-------- Dataset content --------

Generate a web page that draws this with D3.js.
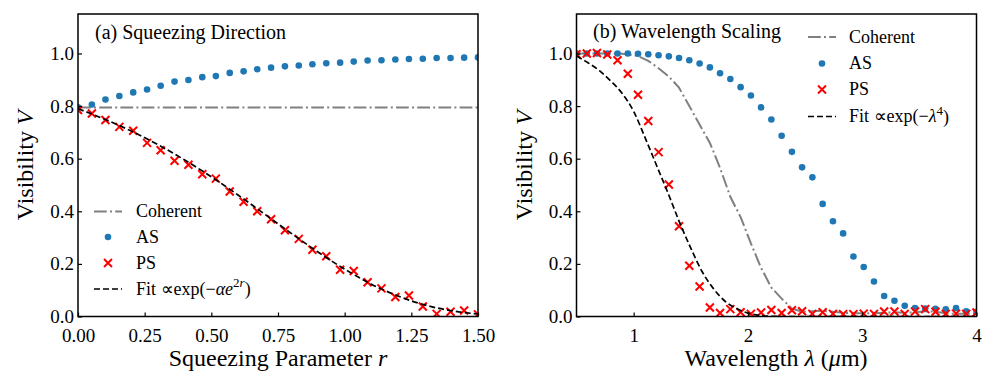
<!DOCTYPE html>
<html>
<head>
<meta charset="utf-8">
<script src="https://cdn.jsdelivr.net/npm/d3@7"></script>
<style>
  body { margin: 0; background: #fff; }
  text { font-family: "Liberation Serif", "Times New Roman", serif; fill: #000; }
</style>
</head>
<body>
<svg id="chart" width="995" height="389"></svg>
<script>
// ---- data ----
const squeezeR = [0, 0.052, 0.103, 0.155, 0.207, 0.259, 0.310, 0.362, 0.414, 0.466,
  0.517, 0.569, 0.621, 0.672, 0.724, 0.776, 0.828, 0.879, 0.931, 0.983,
  1.034, 1.086, 1.138, 1.190, 1.241, 1.293, 1.345, 1.397, 1.448, 1.5];
const squeezeAS = [0.795, 0.806, 0.825, 0.838, 0.852, 0.863, 0.877, 0.893, 0.899, 0.910,
  0.914, 0.926, 0.932, 0.940, 0.946, 0.951, 0.954, 0.959, 0.963, 0.965,
  0.969, 0.973, 0.974, 0.977, 0.979, 0.980, 0.983, 0.983, 0.984, 0.985];
const squeezePS = [0.785, 0.772, 0.747, 0.721, 0.706, 0.660, 0.632, 0.592, 0.577, 0.541,
  0.524, 0.475, 0.436, 0.400, 0.370, 0.328, 0.295, 0.254, 0.229, 0.178,
  0.173, 0.130, 0.107, 0.074, 0.080, 0.038, 0.010, 0.018, 0.023, 0.008];
const squeezeCoherentR = [0, 1.5];
const squeezeCoherent = [0.795, 0.795];
const squeezeFitR = [0, 0.1, 0.2, 0.3, 0.4, 0.5, 0.6, 0.7, 0.8, 0.9, 1.0, 1.1, 1.2, 1.3, 1.4, 1.5];
const squeezeFit = [0.790, 0.750, 0.705, 0.653, 0.595, 0.531, 0.462, 0.389, 0.316, 0.245,
  0.180, 0.123, 0.078, 0.044, 0.022, 0.0095];

const lambda = [0.5, 0.590, 0.679, 0.769, 0.859, 0.949, 1.038, 1.128, 1.218, 1.308,
  1.397, 1.487, 1.577, 1.667, 1.756, 1.846, 1.936, 2.026, 2.115, 2.205,
  2.295, 2.385, 2.474, 2.564, 2.654, 2.744, 2.833, 2.923, 3.013, 3.103,
  3.192, 3.282, 3.372, 3.462, 3.551, 3.641, 3.731, 3.821, 3.910, 4.0];
const waveAS = [1.0, 1.0, 1.0, 1.0, 1.0, 1.0, 0.999, 0.997, 0.993, 0.989,
  0.983, 0.974, 0.962, 0.947, 0.925, 0.903, 0.872, 0.840, 0.795, 0.749,
  0.687, 0.626, 0.567, 0.529, 0.428, 0.362, 0.316, 0.228, 0.188, 0.133,
  0.078, 0.060, 0.041, 0.032, 0.030, 0.029, 0.027, 0.032, 0.020, 0.018];
const wavePS = [0.997, 1.0, 1.002, 0.996, 0.974, 0.923, 0.843, 0.743, 0.625, 0.502,
  0.343, 0.193, 0.114, 0.034, 0.013, 0.028, 0.016, 0.010, 0.015, 0.025,
  0.013, 0.024, 0.020, 0.010, 0.016, 0.010, 0.009, 0.009, 0.011, 0.010,
  0.019, 0.019, 0.010, 0.019, 0.028, 0.018, 0.010, 0.011, 0.010, 0.015];
const waveCoherent = [1.0, 1.0, 1.0, 1.0, 1.0, 0.997, 0.990, 0.972, 0.944, 0.912,
  0.870, 0.800, 0.730, 0.660, 0.565, 0.455, 0.378, 0.278, 0.185, 0.110,
  0.068, 0.030, 0.018, 0.020, 0.022, 0.018, 0.014, 0.012, 0.012, 0.012,
  0.014, 0.016, 0.014, 0.016, 0.020, 0.018, 0.012, 0.010, 0.010, 0.010];
const waveFitL = [0.5, 0.6, 0.7, 0.8, 0.9, 1.0, 1.1, 1.2, 1.3, 1.4, 1.5, 1.6, 1.7, 1.8,
  1.9, 2.0, 2.1, 2.2, 2.3, 2.4, 4.0];
const waveFit = [0.990, 0.965, 0.935, 0.895, 0.848, 0.780, 0.680, 0.575, 0.470, 0.360,
  0.260, 0.170, 0.105, 0.058, 0.030, 0.013, 0.004, 0.001, 0, 0, 0];

const squeezeTicks = [0, 0.25, 0.5, 0.75, 1.0, 1.25, 1.5];
const waveTicks = [1, 2, 3, 4];
const visTicks = [0, 0.2, 0.4, 0.6, 0.8, 1.0];

const blue = "#1f77b4", red = "#ff0000", gray = "#808080";

var svg = d3.select("#chart");
var plotTop = 14, plotBottom = 316.5;

function zip(xs, ys) { return xs.map((x, i) => [x, ys[i]]); }

function panel(id, left, right, xDomain, xTicks, xFmt, series) {
  var x = d3.scaleLinear().domain(xDomain).range([left, right]);
  var y = d3.scaleLinear().domain([0, 1.15]).range([plotBottom, plotTop]);
  var g = svg.append("g").attr("id", id);

  g.append("clipPath").attr("id", "clip-" + id)
    .append("rect").attr("x", left).attr("y", plotTop)
    .attr("width", right - left).attr("height", plotBottom - plotTop);

  var plot = g.append("g").attr("clip-path", "url(#clip-" + id + ")");
  var line = d3.line().x(d => x(d[0])).y(d => y(d[1]));
  var smooth = d3.line().x(d => x(d[0])).y(d => y(d[1])).curve(d3.curveMonotoneX);

  // coherent
  plot.append("path").datum(series.coherent)
    .attr("d", line).attr("fill", "none").attr("stroke", gray)
    .attr("stroke-width", 2).attr("stroke-dasharray", "12.8,3.2,2,3.2");
  // AS
  plot.selectAll(".as").data(series.as).enter().append("circle")
    .attr("class", "as").attr("cx", d => x(d[0])).attr("cy", d => y(d[1]))
    .attr("r", 3.3).attr("fill", blue);
  // PS
  plot.selectAll(".ps").data(series.ps).enter().append("path")
    .attr("class", "ps")
    .attr("transform", d => `translate(${x(d[0])},${y(d[1])})`)
    .attr("d", "M-4,-4L4,4M-4,4L4,-4")
    .attr("stroke", red).attr("stroke-width", 2).attr("fill", "none");
  // fit
  plot.append("path").datum(series.fit)
    .attr("d", smooth).attr("fill", "none").attr("stroke", "#000")
    .attr("stroke-width", 1.7).attr("stroke-dasharray", "6,3");

  // axes
  var xAxis = d3.axisBottom(x).tickValues(xTicks).tickFormat(xFmt).tickSizeInner(-4).tickSizeOuter(0).tickPadding(8);
  var yAxis = d3.axisLeft(y).tickValues(visTicks).tickFormat(d3.format(".1f")).tickSizeInner(-4).tickSizeOuter(0).tickPadding(4);
  var gx = g.append("g").attr("transform", `translate(0,${plotBottom})`).call(xAxis);
  var gy = g.append("g").attr("transform", `translate(${left},0)`).call(yAxis);
  [gx, gy].forEach(a => {
    a.select(".domain").remove();
    a.selectAll(".tick line").attr("stroke", "#000").attr("stroke-width", 1.2);
    a.selectAll("text").attr("font-size", 19);
  });
  gx.selectAll("text").attr("dy", "0.9em");

  g.append("rect").attr("x", left).attr("y", plotTop)
    .attr("width", right - left).attr("height", plotBottom - plotTop)
    .attr("fill", "none").attr("stroke", "#000").attr("stroke-width", 1.5);

  // y label
  var yl = g.append("text")
    .attr("transform", `translate(${left - 45},${(plotTop + plotBottom) / 2}) rotate(-90)`)
    .attr("text-anchor", "middle").attr("font-size", 24);
  yl.append("tspan").text("Visibility ");
  yl.append("tspan").attr("font-style", "italic").text("V");

  return { g: g, x: x, y: y };
}

function legend(g, lx, tx, rows, fitLabel) {
  var kinds = ["coherent", "as", "ps", "fit"];
  var labels = ["Coherent", "AS", "PS", null];
  kinds.forEach((k, i) => {
    var yy = rows[i];
    if (k === "coherent") {
      g.append("line").attr("x1", lx).attr("x2", lx + 28).attr("y1", yy).attr("y2", yy)
        .attr("stroke", gray).attr("stroke-width", 2).attr("stroke-dasharray", "12.8,3.2,2,3.2");
    } else if (k === "as") {
      g.append("circle").attr("cx", lx + 14).attr("cy", yy).attr("r", 3.3).attr("fill", blue);
    } else if (k === "ps") {
      g.append("path").attr("transform", `translate(${lx + 14},${yy})`)
        .attr("d", "M-4,-4L4,4M-4,4L4,-4").attr("stroke", red).attr("stroke-width", 2);
    } else {
      g.append("line").attr("x1", lx).attr("x2", lx + 28).attr("y1", yy).attr("y2", yy)
        .attr("stroke", "#000").attr("stroke-width", 1.7).attr("stroke-dasharray", "6,3");
    }
    var t = g.append("text").attr("x", tx).attr("y", yy).attr("dy", "0.33em").attr("font-size", 18);
    if (labels[i]) t.text(labels[i]);
    else fitLabel(t);
  });
}

// (a) squeezing direction
var a = panel("pa", 78, 478, [0, 1.5], squeezeTicks, d3.format(".2f"), {
  coherent: zip(squeezeCoherentR, squeezeCoherent),
  as: zip(squeezeR, squeezeAS),
  ps: zip(squeezeR, squeezePS),
  fit: zip(squeezeFitR, squeezeFit)
});
a.g.append("text").attr("x", 95).attr("y", 39).attr("font-size", 20).text("(a) Squeezing Direction");
var ax = a.g.append("text").attr("x", 278).attr("y", 366).attr("text-anchor", "middle").attr("font-size", 24);
ax.append("tspan").text("Squeezing Parameter ");
ax.append("tspan").attr("font-style", "italic").text("r");
legend(a.g, 94, 136, [211.5, 237, 263, 289], t => {
  t.append("tspan").text("Fit \u221Dexp(\u2212");
  t.append("tspan").attr("font-style", "italic").text("\u03B1e");
  t.append("tspan").attr("font-size", 13).attr("dy", "-0.6em").text("2");
  t.append("tspan").attr("font-size", 13).attr("font-style", "italic").text("r");
  t.append("tspan").attr("dy", "0.45em").text(")");
});

// (b) wavelength scaling
var b = panel("pb", 576.5, 976.5, [0.5, 4], waveTicks, d3.format("d"), {
  coherent: zip(lambda, waveCoherent),
  as: zip(lambda, waveAS),
  ps: zip(lambda, wavePS),
  fit: zip(waveFitL, waveFit)
});
b.g.append("text").attr("x", 593).attr("y", 38).attr("font-size", 20).text("(b) Wavelength Scaling");
var bx = b.g.append("text").attr("x", 776).attr("y", 366).attr("text-anchor", "middle").attr("font-size", 24);
bx.append("tspan").text("Wavelength ");
bx.append("tspan").attr("font-style", "italic").text("\u03BB");
bx.append("tspan").text(" (");
bx.append("tspan").attr("font-style", "italic").text("\u03BC");
bx.append("tspan").text("m)");
legend(b.g, 808, 849, [37, 63.5, 89.5, 116.5], t => {
  t.append("tspan").text("Fit \u221Dexp(\u2212");
  t.append("tspan").attr("font-style", "italic").text("\u03BB");
  t.append("tspan").attr("font-size", 13).attr("dy", "-0.6em").text("4");
  t.append("tspan").attr("dy", "0.45em").text(")");
});
</script>
</body>
</html>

--------

Directive: Every line from the start of the listing above through the line with "0.180, 0.123, 0.078, 0.044, 0.022, 0.0095];" should be repeated exactly; skip the pictures and add nothing else.

Solution to this exercise:
Generate a web page that draws this with D3.js.
<!DOCTYPE html>
<html>
<head>
<meta charset="utf-8">
<script src="https://cdn.jsdelivr.net/npm/d3@7"></script>
<style>
  body { margin: 0; background: #fff; }
  text { font-family: "Liberation Serif", "Times New Roman", serif; fill: #000; }
</style>
</head>
<body>
<svg id="chart" width="995" height="389"></svg>
<script>
// ---- data ----
const squeezeR = [0, 0.052, 0.103, 0.155, 0.207, 0.259, 0.310, 0.362, 0.414, 0.466,
  0.517, 0.569, 0.621, 0.672, 0.724, 0.776, 0.828, 0.879, 0.931, 0.983,
  1.034, 1.086, 1.138, 1.190, 1.241, 1.293, 1.345, 1.397, 1.448, 1.5];
const squeezeAS = [0.795, 0.806, 0.825, 0.838, 0.852, 0.863, 0.877, 0.893, 0.899, 0.910,
  0.914, 0.926, 0.932, 0.940, 0.946, 0.951, 0.954, 0.959, 0.963, 0.965,
  0.969, 0.973, 0.974, 0.977, 0.979, 0.980, 0.983, 0.983, 0.984, 0.985];
const squeezePS = [0.785, 0.772, 0.747, 0.721, 0.706, 0.660, 0.632, 0.592, 0.577, 0.541,
  0.524, 0.475, 0.436, 0.400, 0.370, 0.328, 0.295, 0.254, 0.229, 0.178,
  0.173, 0.130, 0.107, 0.074, 0.080, 0.038, 0.010, 0.018, 0.023, 0.008];
const squeezeCoherentR = [0, 1.5];
const squeezeCoherent = [0.795, 0.795];
const squeezeFitR = [0, 0.1, 0.2, 0.3, 0.4, 0.5, 0.6, 0.7, 0.8, 0.9, 1.0, 1.1, 1.2, 1.3, 1.4, 1.5];
const squeezeFit = [0.790, 0.750, 0.705, 0.653, 0.595, 0.531, 0.462, 0.389, 0.316, 0.245,
  0.180, 0.123, 0.078, 0.044, 0.022, 0.0095];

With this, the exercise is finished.